A: Yes, we approached it completely professionally and there was no
tantrums, lateness, not knowing lines. And then we wanted to make it
absolutely natural and real, which I’ve always done. And Jude has done
the same thing, too. So you have this naturalness. People like Jude and
Ken and Pinter, I mean, they are very, very talented and if you are
working with people like that you must produce something worthwhile. I
mean, it’s not going to be a piece of shit or something.

Q: What have you been doing since you finished Sleuth?

A: I just finished Batman, The Dark Knight. Heath Ledger who plays the
Joker will be the surprise in that. He has gone a completely different
direction from Jack (Nicholson). Jack was a bit funny, a bit like a
nasty old uncle and this guy is a terrifying psychopath. He’s a
wonderful actor, Heath, and a very nice guy. I’d never met him before
and he’s wonderful. Most of that we did in Chicago but I did some here.

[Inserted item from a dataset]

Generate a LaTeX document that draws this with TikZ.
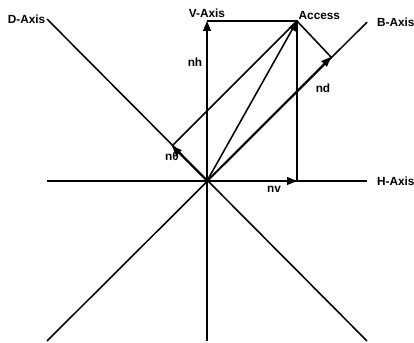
\documentclass[tikz,border=0pt]{standalone}
\usepackage{fontspec}
\setmainfont{Liberation Sans}
\usetikzlibrary{arrows.meta,positioning}
\tikzset{
  axisline/.style={line width=1.1pt},
  vec/.style={line width=1.1pt, -{Triangle[length=7pt,width=5.5pt]}},
  lbl/.style={font=\fontsize{8.4}{10}\selectfont\bfseries, inner sep=1pt}}
\begin{document}
\begin{tikzpicture}
  \useasboundingbox (-5.175,-4.05) rectangle (5.175,4.525);
  % axes
  \coordinate (O) at (0,0);
  \coordinate (hl) at (-4,0); \coordinate (hr) at (4,0);
  \coordinate (vt) at (0,4); \coordinate (vb) at (0,-4);
  \coordinate (dt) at (-4,4.05); \coordinate (db) at (4,-4);
  \coordinate (bt) at (4,3.97); \coordinate (bb) at (-4,-4);
  % access vector and its parts
  \coordinate (acc) at (2.25,4);
  \coordinate (nv) at (2.25,0);
  \coordinate (nd) at (3.1,3.1);
  \coordinate (nt) at (-0.875,0.875);
  \draw[axisline] (hl) -- (hr);
  \draw[axisline] (vb) -- (O);
  \draw[axisline] (dt) -- (db);
  \draw[axisline] (bb) -- (bt);
  \draw[axisline] (vt) -- (acc) -- (nv);
  \draw[axisline] (acc) -- (nd);
  \draw[axisline] (nt) -- (acc);
  \draw[vec] (O) -- (vt);
  \draw[vec] (O) -- (nv);
  \draw[vec] (O) -- (acc);
  \draw[vec] (O) -- (nd);
  \draw[vec] (O) -- (nt);
  % labels
  \node[lbl, left=0pt of dt] (dlbl) {D-Axis};
  \node[lbl, above=1pt of vt] (vlbl) {V-Axis};
  \node[lbl, above right=0pt and 0pt of acc] (acclbl) {Access};
  \node[lbl, right=6pt of bt] (blbl) {B-Axis};
  \node[lbl, right=6pt of hr] (hlbl) {H-Axis};
  \node[lbl] (nhlbl) at (-0.3,2.975) {nh};
  \node[lbl] (ndlbl) at (2.9,2.325) {nd};
  \node[lbl, below=3pt of nt] (ntlbl) {nθ};
  \node[lbl] (nvlbl) at (1.675,-0.2) {nv};
\end{tikzpicture}
\end{document}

In a few weeks I start a picture called Is There Anybody There? Which
is produced by David Hayman who produces the Harry Potter films. It’s
about a 10-year-old boy whose mother and father own an old people’s
home. So he lives in an old people’s home and every time he makes
friends the people die, so he gets a camera and a flashlight and a tape
recorder and he goes looking for their ghosts. And he can’t find their
ghosts or anyone to talk to, and an old magician turns up to die, me,
and he helps him find his ghosts. I love the story.